Fun Sucker

I love teaching. I love code. And guess what…

I love teaching code.

That is why I joined the WordPress Plugin Review team. Because, although we get our fair share of know-it-all plugin authors, and no small number of submissions from developers better than me, I often found myself in a position where I could teach, coach, or mentor.

Gently, carefully, so as to not be obtuse or belittling. Helping plugin developers to not only improve their plugin's code, but also their coding ability.

Those were the days.

I remember them fondly. Little notes, hand-typed, below the default templated output. "Note from reviewer:", I'd write, "consider using the WP API to create a custom endpoint here", with a link to the documentation.

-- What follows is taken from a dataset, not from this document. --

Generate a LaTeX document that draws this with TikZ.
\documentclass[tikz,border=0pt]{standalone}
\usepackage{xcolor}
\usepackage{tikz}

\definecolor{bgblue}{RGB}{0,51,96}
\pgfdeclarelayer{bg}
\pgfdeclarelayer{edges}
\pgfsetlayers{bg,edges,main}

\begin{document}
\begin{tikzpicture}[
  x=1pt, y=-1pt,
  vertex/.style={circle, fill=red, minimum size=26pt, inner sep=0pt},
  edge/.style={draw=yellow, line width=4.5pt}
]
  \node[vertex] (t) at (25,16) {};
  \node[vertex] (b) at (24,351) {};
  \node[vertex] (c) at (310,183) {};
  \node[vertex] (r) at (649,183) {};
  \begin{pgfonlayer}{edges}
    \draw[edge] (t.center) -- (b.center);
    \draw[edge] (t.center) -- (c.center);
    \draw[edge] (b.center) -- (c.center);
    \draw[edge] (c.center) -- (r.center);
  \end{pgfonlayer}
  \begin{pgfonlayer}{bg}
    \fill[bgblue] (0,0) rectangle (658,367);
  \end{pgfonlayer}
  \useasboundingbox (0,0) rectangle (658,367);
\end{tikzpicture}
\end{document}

Back in those days, I'd actually read the plugin code. I'd look through, file by file, to see how it all connects. I'd form an interconnected mental web of the plugin structure. Follow trails, tracking down potential vulnerabilities, peering into Classes and Interfaces to discover unused variables or orphaned functions.

It was detective work. Gritty. Messy. Neo-noir.

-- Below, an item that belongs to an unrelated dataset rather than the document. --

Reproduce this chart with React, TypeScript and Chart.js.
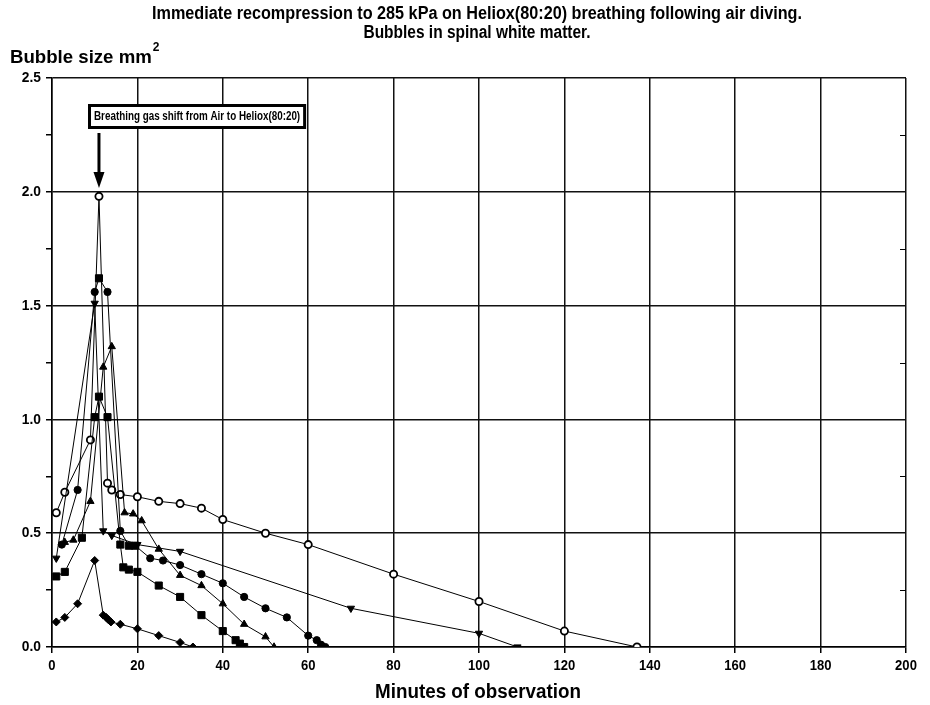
import React, { useEffect, useRef } from 'react';
import { Chart, registerables } from 'chart.js';

Chart.register(...registerables);

const FONT = "'Liberation Sans', Arial, sans-serif";

const titleLines = [
  'Immediate recompression to 285 kPa on Heliox(80:20) breathing following air diving.',
  'Bubbles in spinal white matter.',
];
const yAxisTitle = 'Bubble size mm';
const yAxisTitleSup = '2';
const xAxisTitle = 'Minutes of observation';
const annotationText = 'Breathing gas shift from Air to Heliox(80:20)';
const annotationX = 11;

const xTickValues = [0, 20, 40, 60, 80, 100, 120, 140, 160, 180, 200];
const yTickValues = [0, 0.5, 1.0, 1.5, 2.0, 2.5];

// Series: open circles
const openCircleX = [1, 3, 9, 11, 13, 14, 16, 20, 25, 30, 35, 40, 50, 60, 80, 100, 120, 137];
const openCircleY = [0.59, 0.68, 0.91, 1.98, 0.72, 0.69, 0.67, 0.66, 0.64, 0.63, 0.61, 0.56, 0.5, 0.45, 0.32, 0.2, 0.07, 0];

// Series: filled circles (a few points drawn with square markers as in the source)
const filledCircleX = [2.3, 6, 10, 11, 13, 16, 18, 19.5, 23, 26, 30, 35, 40, 45, 50, 55, 60, 62, 63, 64];
const filledCircleY = [0.45, 0.69, 1.56, 1.62, 1.56, 0.51, 0.445, 0.445, 0.39, 0.38, 0.36, 0.32, 0.28, 0.22, 0.17, 0.13, 0.05, 0.03, 0.01, 0];
const filledCircleSquareAt = [11, 18, 19.5];

// Series: squares
const squareX = [1, 3, 7, 10, 11, 13, 16, 16.7, 18, 20, 25, 30, 35, 40, 43, 44, 45];
const squareY = [0.31, 0.33, 0.48, 1.01, 1.1, 1.01, 0.45, 0.35, 0.34, 0.33, 0.27, 0.22, 0.14, 0.07, 0.03, 0.015, 0];

// Series: up triangles
const triangleX = [3, 5, 9, 12, 14, 17, 19, 21, 25, 30, 35, 40, 45, 50, 52];
const triangleY = [0.46, 0.47, 0.64, 1.23, 1.32, 0.59, 0.585, 0.555, 0.43, 0.315, 0.27, 0.19, 0.1, 0.045, 0];

// Series: down triangles
const downTriangleX = [1, 10, 12, 14, 20, 30, 70, 100, 109];
const downTriangleY = [0.39, 1.51, 0.51, 0.49, 0.45, 0.42, 0.17, 0.06, 0];

// Series: diamonds
const diamondX = [1, 3, 6, 10, 12, 12.7, 13.2, 13.8, 16, 20, 25, 30, 33];
const diamondY = [0.11, 0.13, 0.19, 0.38, 0.14, 0.13, 0.12, 0.11, 0.1, 0.08, 0.05, 0.02, 0];

const pts = (xs: number[], ys: number[]) => xs.map((x, i) => ({ x, y: ys[i] }));

const isMajorY = (v: number) => Math.abs(v * 2 - Math.round(v * 2)) < 1e-6;

function drawText(
  ctx: CanvasRenderingContext2D,
  text: string,
  x: number,
  y: number,
  size: number,
  sx: number,
  align: CanvasTextAlign,
) {
  ctx.save();
  ctx.font = `bold ${size}px ${FONT}`;
  ctx.textAlign = align;
  ctx.textBaseline = 'middle';
  ctx.translate(x, y);
  ctx.scale(sx, 1);
  ctx.fillText(text, 0, 0);
  ctx.restore();
}

function textWidth(ctx: CanvasRenderingContext2D, text: string, size: number, sx: number) {
  ctx.save();
  ctx.font = `bold ${size}px ${FONT}`;
  const w = ctx.measureText(text).width * sx;
  ctx.restore();
  return w;
}

const textPlugin = {
  id: 'customTexts',
  beforeDraw(chart: any) {
    const ctx = chart.ctx;
    ctx.save();
    ctx.fillStyle = '#fff';
    ctx.fillRect(0, 0, chart.width, chart.height);
    ctx.restore();
  },
  afterDraw(chart: any) {
    const ctx = chart.ctx as CanvasRenderingContext2D;
    const xs = chart.scales.x;
    const ys = chart.scales.y;
    const area = chart.chartArea;
    ctx.save();
    ctx.fillStyle = '#000';
    ctx.strokeStyle = '#000';

    const cx = (area.left + area.right) / 2;

    // Title
    drawText(ctx, titleLines[0], cx - 2, 14, 18, 0.9, 'center');
    drawText(ctx, titleLines[1], cx - 2, 33, 18, 0.86, 'center');

    // Y axis title
    drawText(ctx, yAxisTitle, 10, 58, 19, 0.98, 'left');
    const w = textWidth(ctx, yAxisTitle, 19, 0.98);
    drawText(ctx, yAxisTitleSup, 10 + w + 1, 48, 12, 1, 'left');

    // X axis title
    drawText(ctx, xAxisTitle, cx - 1, 692, 20, 0.94, 'center');

    // Tick labels
    xTickValues.forEach((v) => {
      drawText(ctx, String(v), xs.getPixelForValue(v), 666, 15, 0.87, 'center');
    });
    yTickValues.forEach((v) => {
      drawText(ctx, v.toFixed(1), area.left - 11, ys.getPixelForValue(v), 15, 0.92, 'right');
    });

    // inner minor ticks on the right border
    ctx.lineWidth = 1;
    ys.ticks.forEach((t: any) => {
      if (!isMajorY(t.value)) {
        const y = Math.round(ys.getPixelForValue(t.value)) + 0.5;
        ctx.beginPath();
        ctx.moveTo(area.right - 6, y);
        ctx.lineTo(area.right, y);
        ctx.stroke();
      }
    });

    // Annotation box
    const bsz = 12;
    const bsx = 0.82;
    const tw = textWidth(ctx, annotationText, bsz, bsx);
    const bx = 88;
    const by = 104;
    const bw = tw + 12;
    const bh = 25;
    ctx.fillStyle = '#fff';
    ctx.fillRect(bx, by, bw, bh);
    ctx.lineWidth = 3;
    ctx.strokeRect(bx + 1.5, by + 1.5, bw - 3, bh - 3);
    ctx.fillStyle = '#000';
    drawText(ctx, annotationText, bx + 6, by + bh / 2 + 0.5, bsz, bsx, 'left');

    // Arrow
    const ax = xs.getPixelForValue(annotationX);
    ctx.lineWidth = 3;
    ctx.beginPath();
    ctx.moveTo(ax, by + bh + 4);
    ctx.lineTo(ax, 176);
    ctx.stroke();
    ctx.beginPath();
    ctx.moveTo(ax - 5.5, 172);
    ctx.lineTo(ax + 5.5, 172);
    ctx.lineTo(ax, 188);
    ctx.closePath();
    ctx.fill();

    ctx.restore();
  },
};

const lineDs = (data: any[], style: any, radius: any, fill: string, rotation = 0, bw = 1) => ({
  data,
  showLine: true,
  borderColor: '#000',
  borderWidth: 1,
  pointStyle: style,
  pointRadius: radius,
  pointRotation: rotation,
  pointBackgroundColor: fill,
  pointBorderColor: '#000',
  pointBorderWidth: bw,
  tension: 0,
});

export default function App() {
  const ref = useRef<HTMLCanvasElement>(null);

  useEffect(() => {
    if (!ref.current) return;
    const fcStyles = filledCircleX.map((x) => (filledCircleSquareAt.includes(x) ? 'rect' : 'circle'));
    const fcRadius = filledCircleX.map((x) => (filledCircleSquareAt.includes(x) ? 5 : 3.6));
    const chart = new Chart(ref.current, {
      type: 'scatter',
      data: {
        datasets: [
          lineDs(pts(diamondX, diamondY), 'rectRot', 4, '#000'),
          lineDs(pts(squareX, squareY), 'rect', 5, '#000'),
          lineDs(pts(triangleX, triangleY), 'triangle', 4.2, '#000'),
          lineDs(pts(downTriangleX, downTriangleY), 'triangle', 4.2, '#000', 180),
          lineDs(pts(filledCircleX, filledCircleY), fcStyles, fcRadius, '#000'),
          lineDs(pts(openCircleX, openCircleY), 'circle', 3.6, '#fff', 0, 1.8),
        ] as any,
      },
      options: {
        responsive: false,
        animation: false,
        layout: { padding: { top: 78, right: 24, bottom: 0, left: 0 } },
        plugins: {
          legend: { display: false },
          title: { display: false },
          tooltip: { enabled: false },
        },
        scales: {
          x: {
            type: 'linear',
            min: 0,
            max: 200,
            ticks: { stepSize: 20, display: false },
            grid: { color: '#111', lineWidth: 1.5, drawTicks: true, tickLength: 6, tickColor: '#000' },
            border: { color: '#000', width: 1.5 },
            afterFit: (s: any) => {
              s.height = 58;
            },
          },
          y: {
            type: 'linear',
            min: 0,
            max: 2.5,
            ticks: { stepSize: 0.25, display: false },
            grid: {
              color: (c: any) => (c.tick && isMajorY(c.tick.value) ? '#111' : 'rgba(0,0,0,0)'),
              lineWidth: 1.5,
              drawTicks: true,
              tickLength: 6,
              tickColor: '#000',
            },
            border: { color: '#000', width: 1.5 },
            afterFit: (s: any) => {
              s.width = 52;
            },
          },
        },
      },
      plugins: [textPlugin],
    });
    return () => chart.destroy();
  }, []);

  return (
    <div style={{ position: 'absolute', left: 0, top: 0, width: 930, height: 705, background: '#fff' }}>
      <canvas ref={ref} width={930} height={705} style={{ display: 'block' }} />
    </div>
  );
}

And yes, maybe I'm romanticising a little. We tend to do that about the past, don't we? But there was beauty there. Poetry. And everyday I could close my laptop, take one last sip of now-cold coffee, and feel proud about helping make the web a better place.

Now look at me. Resentful, jaded, stuck-in-the-mud. I'm more bitter than those coffee dregs.

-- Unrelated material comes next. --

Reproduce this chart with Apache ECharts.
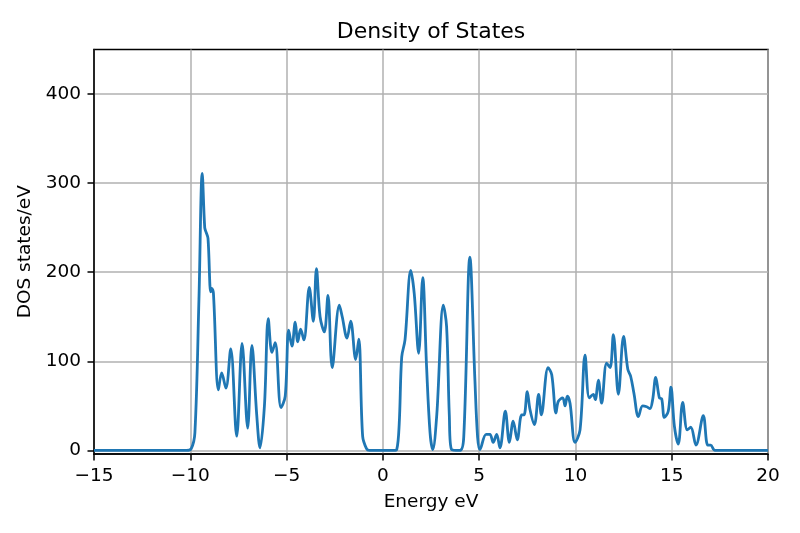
<!DOCTYPE html>
<html>
<head>
<meta charset="utf-8">
<script src="https://cdn.jsdelivr.net/npm/echarts@6/dist/echarts.min.js"></script>
<style>
  html, body { margin: 0; padding: 0; background: #fff; }
  #chart { width: 800px; height: 533px; }
</style>
</head>
<body>
<div id="chart"></div>
<script>
// energia (eV) y DOS
const energy = [
  -15, -10.2, -9.95, -9.76, -9.55, -9.38, -9.25, -9.18, -9.08, -8.94, -8.88, -8.8,
  -8.54, -8.37, -8.15, -7.9, -7.59, -7.31, -7.02, -6.8, -6.55, -6.38, -6.15, -5.95,
  -5.76, -5.59, -5.29, -5.07, -4.89, -4.72, -4.55, -4.42, -4.27, -4.1, -3.82, -3.61,
  -3.45, -3.26, -3.04, -2.85, -2.63, -2.26, -2.11, -1.86, -1.67, -1.41, -1.25, -1.05,
  -0.85, -0.7, 0.55, 0.72, 0.85, 0.98, 1.15, 1.45, 1.63, 1.86, 2.07, 2.27, 2.45, 2.59,
  2.8, 3.14, 3.31, 3.45, 3.57, 4.0, 4.2, 4.52, 4.78, 4.92, 5.04, 5.36, 5.56, 5.73,
  5.91, 6.08, 6.36, 6.57, 6.77, 6.98, 7.21, 7.33, 7.5, 7.64, 7.87, 8.09, 8.23, 8.58,
  8.77, 8.99, 9.11, 9.34, 9.46, 9.58, 9.72, 9.98, 10.24, 10.5, 10.72, 10.93, 11.03, 11.19,
  11.36, 11.62, 11.8, 11.97, 12.23, 12.5, 12.72, 12.87, 13.04, 13.27, 13.49, 13.7, 13.87, 14.01,
  14.17, 14.36, 14.48, 14.62, 14.82, 14.96, 15.14, 15.34, 15.57, 15.81, 15.99, 16.26, 16.64, 16.87,
  17.02, 17.25, 20
];
const dos = [
  0, 0, 2, 20, 170, 311, 250, 245, 238, 178, 182, 177,
  68, 87, 70, 114, 16, 120, 25, 118, 40, 3, 50, 148,
  110, 121, 48, 61, 135, 117, 144, 122, 136, 124, 183, 145,
  204, 150, 133, 174, 93, 163, 150, 126, 145, 102, 125, 16,
  2, 0, 0, 1, 30, 105, 124, 202, 176, 109, 194, 94, 20, 1,
  40, 163, 139, 40, 1, 0, 15, 217, 79, 15, 1, 18, 18, 9,
  18, 3, 44, 9, 33, 12, 40, 40, 66, 46, 29, 63, 40, 93,
  85, 42, 55, 59, 50, 61, 53, 9, 23, 107, 59, 63, 57, 79,
  53, 98, 93, 130, 63, 128, 91, 83, 64, 38, 50, 49, 47, 57,
  82, 59, 58, 37, 44, 71, 27, 7, 54, 23, 26, 6, 39, 6,
  6, 0, 0
];
const xTicks = [-15, -10, -5, 0, 5, 10, 15, 20];
const yTicks = [0, 100, 200, 300, 400];

const font = 'DejaVu Sans';
const chart = echarts.init(document.getElementById('chart'));

chart.setOption({
  animation: false,
  title: {
    text: 'Density of States',
    left: 426,
    textAlign: 'center',
    top: 16,
    textStyle: { fontFamily: font, fontSize: 22, fontWeight: 'normal', color: '#000' }
  },
  grid: {
    left: 94, right: 32, top: 49.5, bottom: 79,
    show: true, borderColor: '#000', borderWidth: 1.5
  },
  xAxis: {
    type: 'value',
    min: -15, max: 20, interval: 5,
    name: 'Energy eV', nameLocation: 'middle', nameGap: 39,
    nameTextStyle: { fontFamily: font, fontSize: 18.5, color: '#000' },
    axisLine: { show: true, onZero: false, lineStyle: { color: '#000', width: 1.5 } },
    axisTick: { show: true, length: 6.5, lineStyle: { color: '#000', width: 1.5 }, customValues: xTicks },
    axisLabel: { fontFamily: font, fontSize: 18.5, color: '#000', margin: 13,
      customValues: xTicks, formatter: v => String(v).replace('-', '\u2212') },
    splitLine: { show: true, lineStyle: { color: '#b0b0b0', width: 1.5 } }
  },
  yAxis: {
    type: 'value',
    min: -4, max: 450,
    name: 'DOS states/eV', nameLocation: 'middle', nameGap: 54,
    nameTextStyle: { fontFamily: font, fontSize: 18.5, color: '#000' },
    axisLine: { show: true, onZero: false, lineStyle: { color: '#000', width: 1.5 } },
    axisTick: { show: true, length: 6.5, lineStyle: { color: '#000', width: 1.5 }, customValues: yTicks },
    axisLabel: { fontFamily: font, fontSize: 18.5, color: '#000', margin: 13, customValues: yTicks },
    splitLine: { show: true, lineStyle: { color: '#b0b0b0', width: 1.5 } }
  },
  series: [{
    type: 'line',
    data: energy.map((e, i) => [e, dos[i]]),
    smooth: 0.35,
    showSymbol: false,
    lineStyle: { color: '#1f77b4', width: 2.8 }
  }]
});
</script>
</body>
</html>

Or am I? I keep being told that resistance to change is futile. That I can't bury my head in the sand. That I'll be left behind. But maybe not. Maybe I'm standing up for what I believe in. Standing for focus, and skill, and poetry.

The world doesn't have to shift beneath our feet based on Silicon Valley prophesy. We don't have to accept the crystal balling from techno-grifters and ex-crypto-bros. We have agency. We can push for change, express concern, and disengage with the platforms that aren't listening.

Is it progress if a cannibal uses a knife and fork?